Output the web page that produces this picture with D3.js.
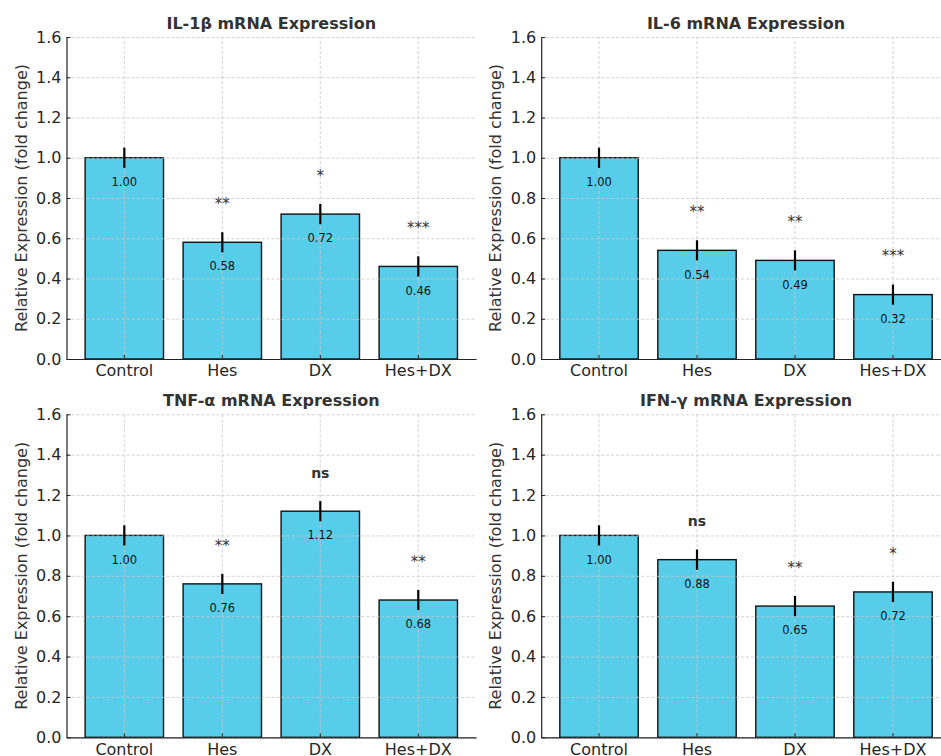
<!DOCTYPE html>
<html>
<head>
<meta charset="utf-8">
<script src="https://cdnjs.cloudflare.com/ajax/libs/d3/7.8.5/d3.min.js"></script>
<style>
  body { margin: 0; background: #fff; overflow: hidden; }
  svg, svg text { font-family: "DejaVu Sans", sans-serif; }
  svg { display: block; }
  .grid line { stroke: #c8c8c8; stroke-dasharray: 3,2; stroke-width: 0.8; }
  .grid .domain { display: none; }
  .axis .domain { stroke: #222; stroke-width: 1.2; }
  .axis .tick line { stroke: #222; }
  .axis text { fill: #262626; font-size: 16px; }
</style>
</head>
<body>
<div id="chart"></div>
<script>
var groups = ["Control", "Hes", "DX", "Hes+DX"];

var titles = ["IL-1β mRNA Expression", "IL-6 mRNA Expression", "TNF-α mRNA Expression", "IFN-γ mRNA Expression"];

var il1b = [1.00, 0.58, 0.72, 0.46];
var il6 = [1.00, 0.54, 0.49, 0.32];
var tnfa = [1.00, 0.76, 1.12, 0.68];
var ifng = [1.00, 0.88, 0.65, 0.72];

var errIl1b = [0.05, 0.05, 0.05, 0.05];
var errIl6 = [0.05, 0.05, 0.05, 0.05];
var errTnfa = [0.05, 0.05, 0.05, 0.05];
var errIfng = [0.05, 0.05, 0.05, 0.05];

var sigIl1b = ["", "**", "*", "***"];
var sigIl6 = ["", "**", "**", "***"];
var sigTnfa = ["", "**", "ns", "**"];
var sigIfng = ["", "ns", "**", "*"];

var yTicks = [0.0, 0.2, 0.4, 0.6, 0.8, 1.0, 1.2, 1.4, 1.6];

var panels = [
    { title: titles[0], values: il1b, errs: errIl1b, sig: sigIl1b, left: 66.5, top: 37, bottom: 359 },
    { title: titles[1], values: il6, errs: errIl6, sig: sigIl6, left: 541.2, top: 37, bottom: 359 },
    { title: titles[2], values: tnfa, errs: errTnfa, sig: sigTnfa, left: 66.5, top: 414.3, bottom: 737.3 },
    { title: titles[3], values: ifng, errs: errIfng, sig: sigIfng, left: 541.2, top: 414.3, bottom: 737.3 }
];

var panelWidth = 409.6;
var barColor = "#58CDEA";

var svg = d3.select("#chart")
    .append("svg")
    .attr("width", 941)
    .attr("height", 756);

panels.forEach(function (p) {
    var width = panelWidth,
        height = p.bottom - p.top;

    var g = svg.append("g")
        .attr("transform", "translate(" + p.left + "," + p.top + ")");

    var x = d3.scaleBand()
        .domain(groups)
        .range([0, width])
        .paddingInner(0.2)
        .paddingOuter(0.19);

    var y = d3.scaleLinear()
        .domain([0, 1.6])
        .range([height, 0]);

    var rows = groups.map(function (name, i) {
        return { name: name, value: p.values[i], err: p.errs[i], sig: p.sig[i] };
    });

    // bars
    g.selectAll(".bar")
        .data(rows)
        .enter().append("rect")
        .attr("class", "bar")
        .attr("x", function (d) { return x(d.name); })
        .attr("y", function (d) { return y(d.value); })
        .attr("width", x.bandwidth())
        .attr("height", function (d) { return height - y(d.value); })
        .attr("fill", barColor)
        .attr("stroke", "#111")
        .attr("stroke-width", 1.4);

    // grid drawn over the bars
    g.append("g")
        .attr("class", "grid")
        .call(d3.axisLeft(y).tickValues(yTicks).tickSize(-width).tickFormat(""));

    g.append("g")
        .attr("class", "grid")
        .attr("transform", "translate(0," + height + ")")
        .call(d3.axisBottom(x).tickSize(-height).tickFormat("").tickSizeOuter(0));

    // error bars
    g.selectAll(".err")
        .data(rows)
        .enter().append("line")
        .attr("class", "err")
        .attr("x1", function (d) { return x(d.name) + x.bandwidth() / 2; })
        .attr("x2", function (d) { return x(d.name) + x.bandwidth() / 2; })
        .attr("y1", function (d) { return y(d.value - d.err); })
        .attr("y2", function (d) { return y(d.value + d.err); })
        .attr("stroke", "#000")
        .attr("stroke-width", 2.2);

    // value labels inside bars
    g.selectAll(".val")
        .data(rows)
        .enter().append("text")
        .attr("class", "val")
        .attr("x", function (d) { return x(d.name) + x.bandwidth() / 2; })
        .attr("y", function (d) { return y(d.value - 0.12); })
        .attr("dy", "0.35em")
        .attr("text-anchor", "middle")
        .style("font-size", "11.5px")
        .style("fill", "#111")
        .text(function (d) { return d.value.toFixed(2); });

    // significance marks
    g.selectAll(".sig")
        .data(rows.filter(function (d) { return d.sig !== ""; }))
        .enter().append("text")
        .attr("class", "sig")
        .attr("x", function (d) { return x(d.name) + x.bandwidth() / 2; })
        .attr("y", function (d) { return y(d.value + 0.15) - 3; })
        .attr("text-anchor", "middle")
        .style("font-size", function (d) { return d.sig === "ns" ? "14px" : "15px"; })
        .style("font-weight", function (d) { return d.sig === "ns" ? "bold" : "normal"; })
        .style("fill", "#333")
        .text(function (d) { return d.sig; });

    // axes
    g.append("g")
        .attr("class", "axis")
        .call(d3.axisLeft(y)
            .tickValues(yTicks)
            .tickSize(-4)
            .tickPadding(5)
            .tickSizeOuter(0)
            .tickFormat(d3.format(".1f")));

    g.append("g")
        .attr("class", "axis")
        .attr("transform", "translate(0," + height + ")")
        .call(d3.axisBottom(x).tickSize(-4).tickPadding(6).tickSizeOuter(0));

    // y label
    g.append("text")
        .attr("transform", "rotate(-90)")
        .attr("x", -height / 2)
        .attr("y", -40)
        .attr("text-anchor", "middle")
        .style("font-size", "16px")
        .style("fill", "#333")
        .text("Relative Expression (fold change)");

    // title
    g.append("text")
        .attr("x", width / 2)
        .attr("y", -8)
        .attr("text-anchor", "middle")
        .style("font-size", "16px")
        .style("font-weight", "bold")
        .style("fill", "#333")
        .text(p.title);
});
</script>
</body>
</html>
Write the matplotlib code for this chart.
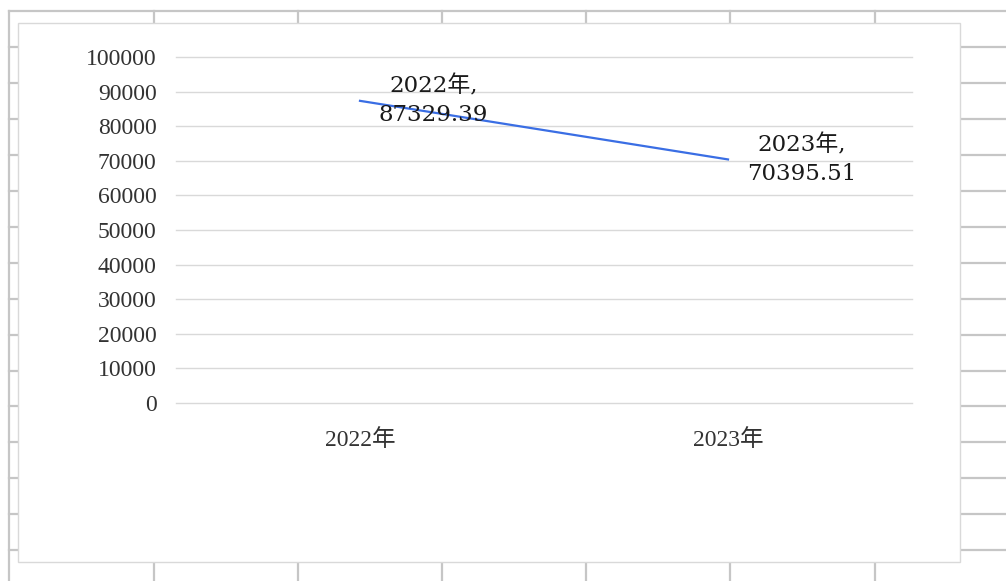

▸ Task brief: What is needed is an exact reproduction of the data, pictures excluded.

▸ Exercise answer:
Output the web page that produces this picture with D3.js.
<!DOCTYPE html>
<html>
<head>
<meta charset="utf-8">
<script src="https://cdnjs.cloudflare.com/ajax/libs/d3/7.8.5/d3.min.js"></script>
<style>
  body { margin: 0; background: #fff; overflow: hidden; }
  svg, svg text { font-family: "DejaVu Sans", sans-serif; }
  svg { display: block; }
  .grid line { stroke: #c8c8c8; stroke-dasharray: 3,2; stroke-width: 0.8; }
  .grid .domain { display: none; }
  .axis .domain { stroke: #222; stroke-width: 1.2; }
  .axis .tick line { stroke: #222; }
  .axis text { fill: #262626; font-size: 16px; }
</style>
</head>
<body>
<div id="chart"></div>
<script>
var groups = ["Control", "Hes", "DX", "Hes+DX"];

var titles = ["IL-1β mRNA Expression", "IL-6 mRNA Expression", "TNF-α mRNA Expression", "IFN-γ mRNA Expression"];

var il1b = [1.00, 0.58, 0.72, 0.46];
var il6 = [1.00, 0.54, 0.49, 0.32];
var tnfa = [1.00, 0.76, 1.12, 0.68];
var ifng = [1.00, 0.88, 0.65, 0.72];

var errIl1b = [0.05, 0.05, 0.05, 0.05];
var errIl6 = [0.05, 0.05, 0.05, 0.05];
var errTnfa = [0.05, 0.05, 0.05, 0.05];
var errIfng = [0.05, 0.05, 0.05, 0.05];

var sigIl1b = ["", "**", "*", "***"];
var sigIl6 = ["", "**", "**", "***"];
var sigTnfa = ["", "**", "ns", "**"];
var sigIfng = ["", "ns", "**", "*"];

var yTicks = [0.0, 0.2, 0.4, 0.6, 0.8, 1.0, 1.2, 1.4, 1.6];

var panels = [
    { title: titles[0], values: il1b, errs: errIl1b, sig: sigIl1b, left: 66.5, top: 37, bottom: 359 },
    { title: titles[1], values: il6, errs: errIl6, sig: sigIl6, left: 541.2, top: 37, bottom: 359 },
    { title: titles[2], values: tnfa, errs: errTnfa, sig: sigTnfa, left: 66.5, top: 414.3, bottom: 737.3 },
    { title: titles[3], values: ifng, errs: errIfng, sig: sigIfng, left: 541.2, top: 414.3, bottom: 737.3 }
];

var panelWidth = 409.6;
var barColor = "#58CDEA";

var svg = d3.select("#chart")
    .append("svg")
    .attr("width", 941)
    .attr("height", 756);

panels.forEach(function (p) {
    var width = panelWidth,
        height = p.bottom - p.top;

    var g = svg.append("g")
        .attr("transform", "translate(" + p.left + "," + p.top + ")");

    var x = d3.scaleBand()
        .domain(groups)
        .range([0, width])
        .paddingInner(0.2)
        .paddingOuter(0.19);

    var y = d3.scaleLinear()
        .domain([0, 1.6])
        .range([height, 0]);

    var rows = groups.map(function (name, i) {
        return { name: name, value: p.values[i], err: p.errs[i], sig: p.sig[i] };
    });

    // bars
    g.selectAll(".bar")
        .data(rows)
        .enter().append("rect")
        .attr("class", "bar")
        .attr("x", function (d) { return x(d.name); })
        .attr("y", function (d) { return y(d.value); })
        .attr("width", x.bandwidth())
        .attr("height", function (d) { return height - y(d.value); })
        .attr("fill", barColor)
        .attr("stroke", "#111")
        .attr("stroke-width", 1.4);

    // grid drawn over the bars
    g.append("g")
        .attr("class", "grid")
        .call(d3.axisLeft(y).tickValues(yTicks).tickSize(-width).tickFormat(""));

    g.append("g")
        .attr("class", "grid")
        .attr("transform", "translate(0," + height + ")")
        .call(d3.axisBottom(x).tickSize(-height).tickFormat("").tickSizeOuter(0));

    // error bars
    g.selectAll(".err")
        .data(rows)
        .enter().append("line")
        .attr("class", "err")
        .attr("x1", function (d) { return x(d.name) + x.bandwidth() / 2; })
        .attr("x2", function (d) { return x(d.name) + x.bandwidth() / 2; })
        .attr("y1", function (d) { return y(d.value - d.err); })
        .attr("y2", function (d) { return y(d.value + d.err); })
        .attr("stroke", "#000")
        .attr("stroke-width", 2.2);

    // value labels inside bars
    g.selectAll(".val")
        .data(rows)
        .enter().append("text")
        .attr("class", "val")
        .attr("x", function (d) { return x(d.name) + x.bandwidth() / 2; })
        .attr("y", function (d) { return y(d.value - 0.12); })
        .attr("dy", "0.35em")
        .attr("text-anchor", "middle")
        .style("font-size", "11.5px")
        .style("fill", "#111")
        .text(function (d) { return d.value.toFixed(2); });

    // significance marks
    g.selectAll(".sig")
        .data(rows.filter(function (d) { return d.sig !== ""; }))
        .enter().append("text")
        .attr("class", "sig")
        .attr("x", function (d) { return x(d.name) + x.bandwidth() / 2; })
        .attr("y", function (d) { return y(d.value + 0.15) - 3; })
        .attr("text-anchor", "middle")
        .style("font-size", function (d) { return d.sig === "ns" ? "14px" : "15px"; })
        .style("font-weight", function (d) { return d.sig === "ns" ? "bold" : "normal"; })
        .style("fill", "#333")
        .text(function (d) { return d.sig; });

    // axes
    g.append("g")
        .attr("class", "axis")
        .call(d3.axisLeft(y)
            .tickValues(yTicks)
            .tickSize(-4)
            .tickPadding(5)
            .tickSizeOuter(0)
            .tickFormat(d3.format(".1f")));

    g.append("g")
        .attr("class", "axis")
        .attr("transform", "translate(0," + height + ")")
        .call(d3.axisBottom(x).tickSize(-4).tickPadding(6).tickSizeOuter(0));

    // y label
    g.append("text")
        .attr("transform", "rotate(-90)")
        .attr("x", -height / 2)
        .attr("y", -40)
        .attr("text-anchor", "middle")
        .style("font-size", "16px")
        .style("fill", "#333")
        .text("Relative Expression (fold change)");

    // title
    g.append("text")
        .attr("x", width / 2)
        .attr("y", -8)
        .attr("text-anchor", "middle")
        .style("font-size", "16px")
        .style("font-weight", "bold")
        .style("fill", "#333")
        .text(p.title);
});
</script>
</body>
</html>
Write the matplotlib code for this chart.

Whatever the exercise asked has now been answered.